Sur les hauts de Cologny, surplombant la rade de Genève, la Fondation Martin Bodmer constitue l’un des fleurons culturels du canton. La collection réunie par Martin Bodmer, issu d’une famille protestante zurichoise, vient d’être classée par l’UNESCO au programme «Mémoire du monde». Riche de quelque 150’000 manuscrits, livres imprimés, gravures, pièces archéologiques, elle reflète 3000 ans de civilisation, et a désormais acquis son statut de «Bibliothèque de la littérature mondiale».
Outre son esprit de collectionneur, Martin Bodmer a occupé le poste de vice-président de la Croix-Rouge. Il avait alors acquis sa propriété de Cologny pour y vivre et y abriter sa collection. L’architecte Mario Botta a réalisé des travaux en sous-sol et créé des espaces d’exposition, adapté à la conservation des œuvres anciennes. Au premier niveau l’exposition permanente, où figure notamment la première Bible en allemand de Luther avec des gravures couleur de Cranach (1522). Autres trésors: «Le meilleur exemplaire des Thèses de Luther», indique Jacques Berchtold, directeur des lieux. Ce document datant de 1517 se trouve actuellement exposé au Château d’Augsbourg. «Martin Bodmer a réuni sa collection entre 1916 et 1971», poursuit le directeur de la Fondation. «Il était certes d’un milieu protestant, mais s’est montré un collectionneur sur le modèle de Goethe, c’est-à-dire passionné par toutes les formes d’œuvres en provenance de cultures différentes».

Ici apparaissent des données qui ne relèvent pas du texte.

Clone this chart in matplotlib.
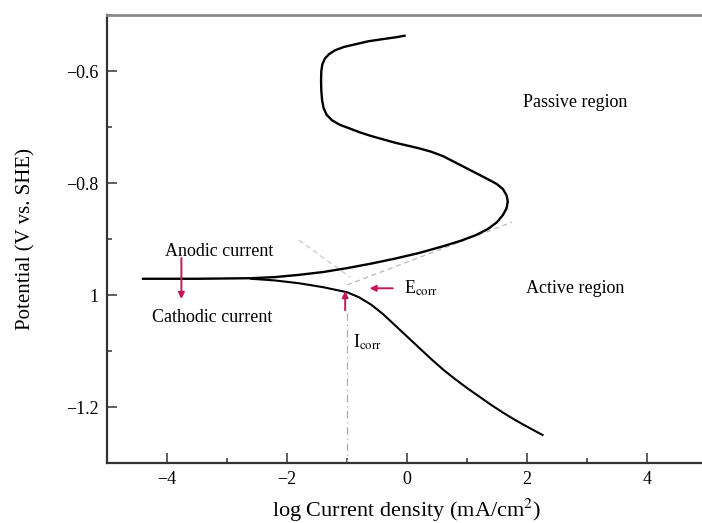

On y trouve donc les Livres des Morts égyptiens, un grand fond de l’Eglise Byzantine. Dans cette tentative encyclopédique de réunion des savoirs, Martin Bodmer avait également réuni des documents exceptionnels du bouddhisme, devant lesquels le dalaï-lama en personne est venu se recueillir, des versions originales des premiers Corans... Des premières éditions, de manuscrits de Shakespeare, de Molière, de Goethe…
Au sous-sol, des expositions temporaires permettent de jeter un regard plus thématique et contemporain sur certains grands auteurs. La dernière en date, «Frankenstein créé des ténèbres», a mis en perspective l’un des mythes de la littérature occidentale, à quelques dizaines de mètres seulement du lieu qui l’a vu naître: la Villa Diodatti, demeure de Mary Shelley et Lord Byron.
Des chefs d’œuvre non pas oubliés, mais que s’emploie à faire revivre la Fondation Bodmer en se dotant d’un centre de numérisation performant et qui permet aujourd’hui de mémoriser et de sauver à tout jamais des trésors de l’humanité.